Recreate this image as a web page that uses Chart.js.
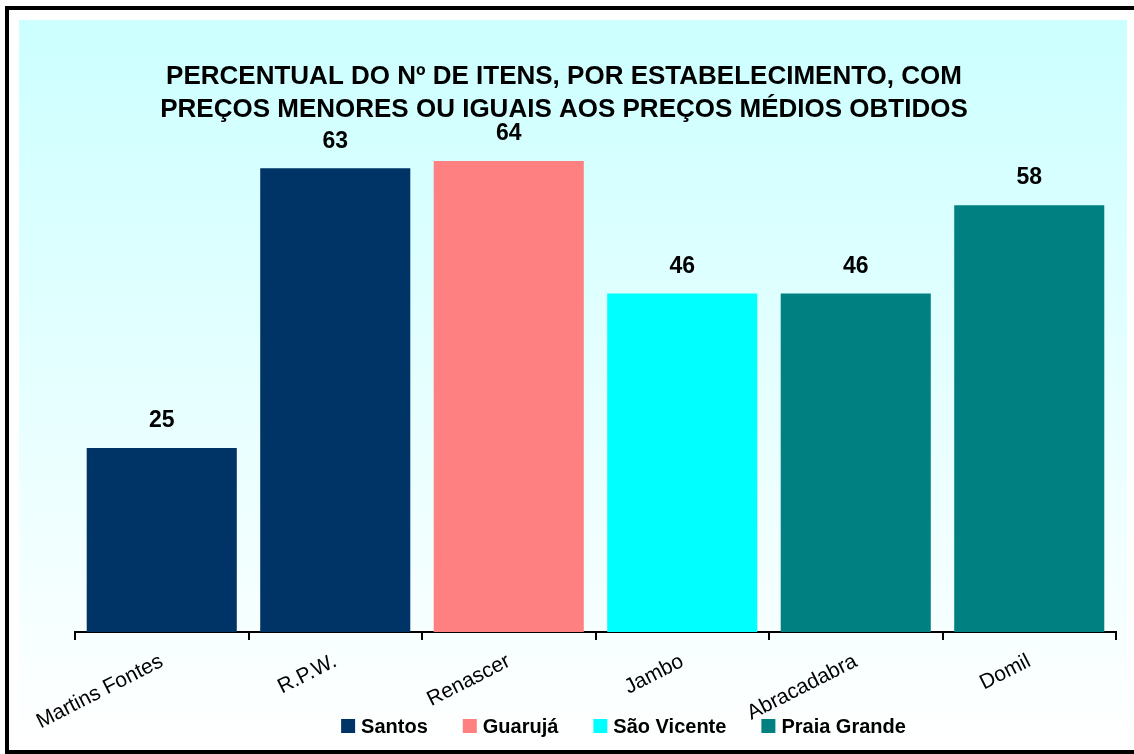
<!DOCTYPE html>
<html>
<head>
<meta charset="utf-8">
<title>Percentual do nº de itens por estabelecimento</title>
<script src="https://cdn.jsdelivr.net/npm/chart.js@4/dist/chart.umd.min.js"></script>
<style>
    body { margin: 0; background: #fff; }
    #wrap { width: 1134px; height: 754px; }
</style>
</head>
<body>
<div id="wrap"><canvas id="barEstabelecimentos" width="1134" height="754"></canvas></div>
<script>
// dados
var lojas = ['Martins Fontes', 'R.P.W.', 'Renascer', 'Jambo', 'Abracadabra', 'Domil'];
var cidades = ['Santos', 'Guarujá', 'São Vicente', 'Praia Grande'];
var santos = [25, 63, null, null, null, null];
var guaruja = [null, null, 64, null, null, null];
var saoVicente = [null, null, null, 46, null, null];
var praiaGrande = [null, null, null, null, 46, 58];
var tituloLinhas = ['PERCENTUAL DO Nº DE ITENS, POR ESTABELECIMENTO, COM',
                    'PREÇOS MENORES OU IGUAIS AOS PREÇOS MÉDIOS OBTIDOS'];

var cores = ['#003366', '#FF8080', '#00FFFF', '#008080'];
var fonte = '"Liberation Sans", Arial, sans-serif';

// fundo com degrade e moldura preta
var fundoPlugin = {
    id: 'fundo',
    beforeDraw: function (chart) {
        var ctx = chart.ctx;
        ctx.save();
        ctx.fillStyle = '#ffffff';
        ctx.fillRect(0, 0, chart.width, chart.height);
        var g = ctx.createLinearGradient(0, 20, 0, 745);
        g.addColorStop(0, '#CCFFFF');
        g.addColorStop(1, '#FFFFFF');
        ctx.fillStyle = g;
        ctx.fillRect(19, 20, 1108, 725);
        ctx.strokeStyle = '#000000';
        ctx.lineWidth = 4;
        ctx.strokeRect(7, 8, 1140, 744);
        ctx.restore();
    }
};

// valores acima das barras
var valoresPlugin = {
    id: 'valores',
    afterDatasetsDraw: function (chart) {
        var ctx = chart.ctx;
        ctx.save();
        ctx.font = 'bold 23px ' + fonte;
        ctx.fillStyle = '#000000';
        ctx.textAlign = 'center';
        ctx.textBaseline = 'middle';
        chart.data.datasets.forEach(function (ds, i) {
            var meta = chart.getDatasetMeta(i);
            meta.data.forEach(function (bar, j) {
                if (ds.data[j] == null) return;
                ctx.fillText(ds.data[j], bar.x, bar.y - 27);
            });
        });
        ctx.restore();
    }
};

// legenda desenhada na faixa dos rotulos, como no original
var legendaPlugin = {
    id: 'legendaBaixo',
    afterDraw: function (chart) {
        var ctx = chart.ctx;
        ctx.save();
        ctx.font = 'bold 20px ' + fonte;
        ctx.textBaseline = 'middle';
        var box = 14, gap = 6, esp = 35;
        var larguras = cidades.map(function (c) { return box + gap + ctx.measureText(c).width; });
        var total = larguras.reduce(function (a, b) { return a + b; }, 0) + esp * (cidades.length - 1);
        var x = 623.5 - total / 2;
        var y = 726;
        cidades.forEach(function (c, i) {
            ctx.fillStyle = cores[i];
            ctx.fillRect(x, y - box / 2, box, box);
            ctx.fillStyle = '#000000';
            ctx.fillText(c, x + box + gap, y + 1);
            x += larguras[i] + esp;
        });
        ctx.restore();
    }
};

var ctx = document.getElementById('barEstabelecimentos').getContext('2d');
window.MyChartBar = new Chart(ctx, {
    type: 'bar',
    data: {
        labels: lojas,
        datasets: [
            { label: cidades[0], data: santos, backgroundColor: cores[0] },
            { label: cidades[1], data: guaruja, backgroundColor: cores[1] },
            { label: cidades[2], data: saoVicente, backgroundColor: cores[2] },
            { label: cidades[3], data: praiaGrande, backgroundColor: cores[3] }
        ]
    },
    options: {
        responsive: false,
        animation: false,
        layout: { padding: { left: 12, right: 18, top: 30, bottom: 0 } },
        datasets: {
            bar: { categoryPercentage: 0.865, barPercentage: 1, borderWidth: 0 }
        },
        scales: {
            x: {
                stacked: true,
                offset: true,
                grid: {
                    offset: true,
                    drawOnChartArea: false,
                    drawTicks: true,
                    tickLength: 8,
                    color: '#000000',
                    lineWidth: 2
                },
                border: { display: true, color: '#000000', width: 2 },
                ticks: {
                    color: '#000000',
                    font: { family: fonte, size: 21 },
                    minRotation: 27,
                    maxRotation: 27,
                    padding: 9
                },
                afterFit: function (s) { s.height = 122; }
            },
            y: {
                stacked: true,
                min: 0,
                max: 68,
                grid: { display: false },
                border: { display: false },
                ticks: { display: false },
                afterFit: function (s) { s.width = 63; }
            }
        },
        plugins: {
            legend: { display: false },
            tooltip: { enabled: false },
            title: {
                display: true,
                text: tituloLinhas,
                color: '#000000',
                font: { family: fonte, size: 26, weight: 'bold', lineHeight: 1.27 },
                padding: { top: 30.5, bottom: 5 }
            }
        }
    },
    plugins: [fundoPlugin, valoresPlugin, legendaPlugin]
});
</script>
</body>
</html>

───

SET TASK.
Restate the data above exactly, stripping out each image.

EXERCISE SOLUTION.
Recreate this image as a web page that uses Chart.js.
<!DOCTYPE html>
<html>
<head>
<meta charset="utf-8">
<title>Percentual do nº de itens por estabelecimento</title>
<script src="https://cdn.jsdelivr.net/npm/chart.js@4/dist/chart.umd.min.js"></script>
<style>
    body { margin: 0; background: #fff; }
    #wrap { width: 1134px; height: 754px; }
</style>
</head>
<body>
<div id="wrap"><canvas id="barEstabelecimentos" width="1134" height="754"></canvas></div>
<script>
// dados
var lojas = ['Martins Fontes', 'R.P.W.', 'Renascer', 'Jambo', 'Abracadabra', 'Domil'];
var cidades = ['Santos', 'Guarujá', 'São Vicente', 'Praia Grande'];
var santos = [25, 63, null, null, null, null];
var guaruja = [null, null, 64, null, null, null];
var saoVicente = [null, null, null, 46, null, null];
var praiaGrande = [null, null, null, null, 46, 58];
var tituloLinhas = ['PERCENTUAL DO Nº DE ITENS, POR ESTABELECIMENTO, COM',
                    'PREÇOS MENORES OU IGUAIS AOS PREÇOS MÉDIOS OBTIDOS'];

var cores = ['#003366', '#FF8080', '#00FFFF', '#008080'];
var fonte = '"Liberation Sans", Arial, sans-serif';

// fundo com degrade e moldura preta
var fundoPlugin = {
    id: 'fundo',
    beforeDraw: function (chart) {
        var ctx = chart.ctx;
        ctx.save();
        ctx.fillStyle = '#ffffff';
        ctx.fillRect(0, 0, chart.width, chart.height);
        var g = ctx.createLinearGradient(0, 20, 0, 745);
        g.addColorStop(0, '#CCFFFF');
        g.addColorStop(1, '#FFFFFF');
        ctx.fillStyle = g;
        ctx.fillRect(19, 20, 1108, 725);
        ctx.strokeStyle = '#000000';
        ctx.lineWidth = 4;
        ctx.strokeRect(7, 8, 1140, 744);
        ctx.restore();
    }
};

// valores acima das barras
var valoresPlugin = {
    id: 'valores',
    afterDatasetsDraw: function (chart) {
        var ctx = chart.ctx;
        ctx.save();
        ctx.font = 'bold 23px ' + fonte;
        ctx.fillStyle = '#000000';
        ctx.textAlign = 'center';
        ctx.textBaseline = 'middle';
        chart.data.datasets.forEach(function (ds, i) {
            var meta = chart.getDatasetMeta(i);
            meta.data.forEach(function (bar, j) {
                if (ds.data[j] == null) return;
                ctx.fillText(ds.data[j], bar.x, bar.y - 27);
            });
        });
        ctx.restore();
    }
};

// legenda desenhada na faixa dos rotulos, como no original
var legendaPlugin = {
    id: 'legendaBaixo',
    afterDraw: function (chart) {
        var ctx = chart.ctx;
        ctx.save();
        ctx.font = 'bold 20px ' + fonte;
        ctx.textBaseline = 'middle';
        var box = 14, gap = 6, esp = 35;
        var larguras = cidades.map(function (c) { return box + gap + ctx.measureText(c).width; });
        var total = larguras.reduce(function (a, b) { return a + b; }, 0) + esp * (cidades.length - 1);
        var x = 623.5 - total / 2;
        var y = 726;
        cidades.forEach(function (c, i) {
            ctx.fillStyle = cores[i];
            ctx.fillRect(x, y - box / 2, box, box);
            ctx.fillStyle = '#000000';
            ctx.fillText(c, x + box + gap, y + 1);
            x += larguras[i] + esp;
        });
        ctx.restore();
    }
};

var ctx = document.getElementById('barEstabelecimentos').getContext('2d');
window.MyChartBar = new Chart(ctx, {
    type: 'bar',
    data: {
        labels: lojas,
        datasets: [
            { label: cidades[0], data: santos, backgroundColor: cores[0] },
            { label: cidades[1], data: guaruja, backgroundColor: cores[1] },
            { label: cidades[2], data: saoVicente, backgroundColor: cores[2] },
            { label: cidades[3], data: praiaGrande, backgroundColor: cores[3] }
        ]
    },
    options: {
        responsive: false,
        animation: false,
        layout: { padding: { left: 12, right: 18, top: 30, bottom: 0 } },
        datasets: {
            bar: { categoryPercentage: 0.865, barPercentage: 1, borderWidth: 0 }
        },
        scales: {
            x: {
                stacked: true,
                offset: true,
                grid: {
                    offset: true,
                    drawOnChartArea: false,
                    drawTicks: true,
                    tickLength: 8,
                    color: '#000000',
                    lineWidth: 2
                },
                border: { display: true, color: '#000000', width: 2 },
                ticks: {
                    color: '#000000',
                    font: { family: fonte, size: 21 },
                    minRotation: 27,
                    maxRotation: 27,
                    padding: 9
                },
                afterFit: function (s) { s.height = 122; }
            },
            y: {
                stacked: true,
                min: 0,
                max: 68,
                grid: { display: false },
                border: { display: false },
                ticks: { display: false },
                afterFit: function (s) { s.width = 63; }
            }
        },
        plugins: {
            legend: { display: false },
            tooltip: { enabled: false },
            title: {
                display: true,
                text: tituloLinhas,
                color: '#000000',
                font: { family: fonte, size: 26, weight: 'bold', lineHeight: 1.27 },
                padding: { top: 30.5, bottom: 5 }
            }
        }
    },
    plugins: [fundoPlugin, valoresPlugin, legendaPlugin]
});
</script>
</body>
</html>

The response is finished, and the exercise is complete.